118 000€ : juste assez donc pour rassurer un peu les hôteliers, qui se plaignent de la crise, du manque d’accessibilité de la ville (TGV Est cher, plus de liaison aérienne avec Roissy, etc.) et, surtout des futures ouvertures d’hôtels prévues en 2013-2014. Et notamment le Marriot et sa centaine de chambres cinq étoiles, l’Holiday Inn du Heyritz et ses 150 chambres, l’hôtel des anciens haras et ses 55 chambres…
François Garcher confirme :
« Ces annonces d’ouverture, ça commence à faire un petit peu trop, il y a de plus en plus surcapacité. Aujourd’hui, certains ont des soucis de remplissage, surtout ceux qui sont mal implantés… C’est pourquoi avec « Strasbourg mon amour » on vise les CSP+, ceux qui ont des sous et n’hésitent pas à dépenser beaucoup dans des séjours romantiques. »
Une évaluation devrait être menée dès le mois de mars pour déterminer si l’opération sera reconduite ou non l’année prochaine.

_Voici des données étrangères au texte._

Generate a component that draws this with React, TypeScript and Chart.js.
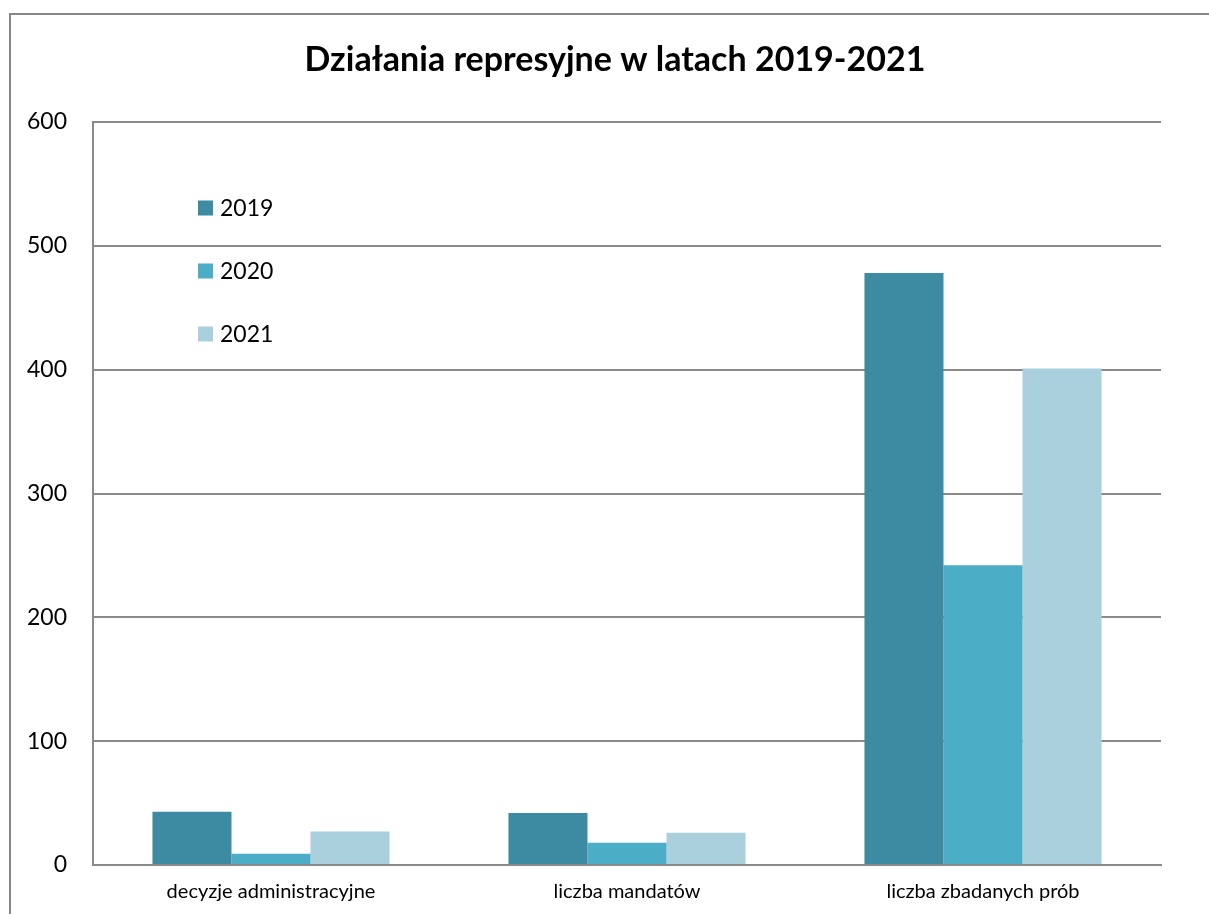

BHNS fin 2013 entre la gare et l’Espace européen de l’entreprise
Autre sujet phare de ce conseil de CUS, le bus à haut niveau de service (BHNS) qui reliera la gare centrale de Strasbourg à l’Espace européen de l’entreprise à Schiltigheim fin 2013 ou début 2014. « Concept intermédiaire entre le tram classique et le bus, précise le maire de Strasbourg Roland Ries, vice-président de la CUS en charge des transports, le BHNS sera à 80% en site propre et ses stations ressembleront beaucoup à celles d’un tram. » Le coût de cette ligne G est évaluée à 30 millions d’euros. Elle sera longue de 5 kilomètres et comptera 12 stations.
A noter que ce BHNS, comme demain le tram sur pneus/fer entre Vendenheim et Eckbolsheim et les bus 67 interurbains, transformeront considérablement la physionomie du carrefour Wilson à l’arrière des Halles. Objectif pour la collectivité : élargir le centre-ville à cette zone et ne pas augmenter la densité de circulation place de l’Homme-de-Fer, déjà engorgée.